Task directions
Print the entries below word for word; the pictures stay out of your copy.

Data rows
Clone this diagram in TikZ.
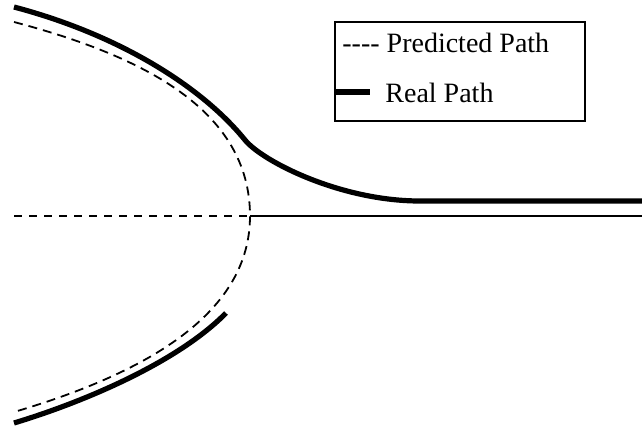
\documentclass[tikz,border=0pt]{standalone}
\usepackage{fontspec}
\setmainfont{Liberation Serif}
\tikzset{
  realpath/.style={line width=2.6pt, line cap=butt},
  predpath/.style={line width=0.9pt, dash pattern=on 4.5pt off 3pt},
  axisdash/.style={line width=1.4pt, dash pattern=on 4pt off 3.5pt},
  legendtext/.style={anchor=base west, inner sep=0pt, font=\fontsize{14}{16}\selectfont}
}
\begin{document}
\begin{tikzpicture}[x=0.5pt, y=-0.5pt]
      \useasboundingbox (0,0) rectangle (642,429);

      % Legend box with thin black border
      \node[draw, line width=0.9pt, minimum width=125pt, minimum height=49.5pt, anchor=north west, inner sep=0pt] (legend) at (334,21) {};

      % Legend entries
      \node[legendtext] (predlabel) at (342,52) {{-}{-}{-}{-} Predicted Path};
      \coordinate (reala) at (334,92);
      \coordinate (realb) at (370,92);
      \draw[line width=2.8pt] (reala) -- (realb);
      \node[legendtext] (reallabel) at (385,102) {Real Path};

      % Axis: dashed up to the turning point, solid after it
      \coordinate (axisstart) at (14,216);
      \coordinate (turn) at (250,216);
      \coordinate (axisend) at (642,216);
      \draw[axisdash] (axisstart) -- (turn);
      \draw[line width=1pt] (turn) -- (axisend);

      % Predicted path (thin dashed curve round the turning point)
      \coordinate (predtop) at (14,22);
      \coordinate (predbot) at (14,412);
      \draw[predpath] (predtop) .. controls (143,56) and (250,110) .. (turn)
                                .. controls (250,312) and (150,372) .. (predbot);

      % Real path, upper branch running out to the right
      \coordinate (realtop) at (14,7);
      \coordinate (bend) at (245,140);
      \coordinate (flat) at (420,201);
      \coordinate (realend) at (642,201);
      \draw[realpath] (realtop) .. controls (120,35) and (202,87) .. (bend)
                                .. controls (262,161) and (340,201) .. (flat) -- (realend);

      % Real path, lower branch
      \coordinate (lowstart) at (14,423);
      \coordinate (lowend) at (226,313);
      \draw[realpath] (lowstart) .. controls (90,400) and (180,360) .. (lowend);
    \end{tikzpicture}
\end{document}
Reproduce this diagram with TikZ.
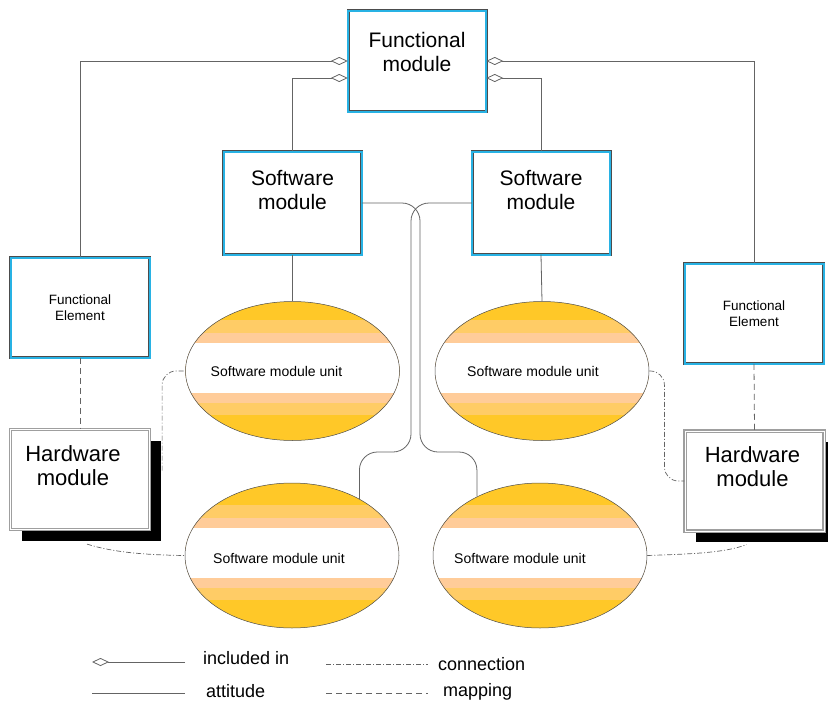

Response
Clone this diagram in TikZ.
\documentclass[tikz,border=0pt]{standalone}
\usepackage{fontspec}
\setmainfont{Liberation Serif}
\tikzset{
  realpath/.style={line width=2.6pt, line cap=butt},
  predpath/.style={line width=0.9pt, dash pattern=on 4.5pt off 3pt},
  axisdash/.style={line width=1.4pt, dash pattern=on 4pt off 3.5pt},
  legendtext/.style={anchor=base west, inner sep=0pt, font=\fontsize{14}{16}\selectfont}
}
\begin{document}
\begin{tikzpicture}[x=0.5pt, y=-0.5pt]
      \useasboundingbox (0,0) rectangle (642,429);

      % Legend box with thin black border
      \node[draw, line width=0.9pt, minimum width=125pt, minimum height=49.5pt, anchor=north west, inner sep=0pt] (legend) at (334,21) {};

      % Legend entries
      \node[legendtext] (predlabel) at (342,52) {{-}{-}{-}{-} Predicted Path};
      \coordinate (reala) at (334,92);
      \coordinate (realb) at (370,92);
      \draw[line width=2.8pt] (reala) -- (realb);
      \node[legendtext] (reallabel) at (385,102) {Real Path};

      % Axis: dashed up to the turning point, solid after it
      \coordinate (axisstart) at (14,216);
      \coordinate (turn) at (250,216);
      \coordinate (axisend) at (642,216);
      \draw[axisdash] (axisstart) -- (turn);
      \draw[line width=1pt] (turn) -- (axisend);

      % Predicted path (thin dashed curve round the turning point)
      \coordinate (predtop) at (14,22);
      \coordinate (predbot) at (14,412);
      \draw[predpath] (predtop) .. controls (143,56) and (250,110) .. (turn)
                                .. controls (250,312) and (150,372) .. (predbot);

      % Real path, upper branch running out to the right
      \coordinate (realtop) at (14,7);
      \coordinate (bend) at (245,140);
      \coordinate (flat) at (420,201);
      \coordinate (realend) at (642,201);
      \draw[realpath] (realtop) .. controls (120,35) and (202,87) .. (bend)
                                .. controls (262,161) and (340,201) .. (flat) -- (realend);

      % Real path, lower branch
      \coordinate (lowstart) at (14,423);
      \coordinate (lowend) at (226,313);
      \draw[realpath] (lowstart) .. controls (90,400) and (180,360) .. (lowend);
    \end{tikzpicture}
\end{document}
Reproduce this diagram with TikZ.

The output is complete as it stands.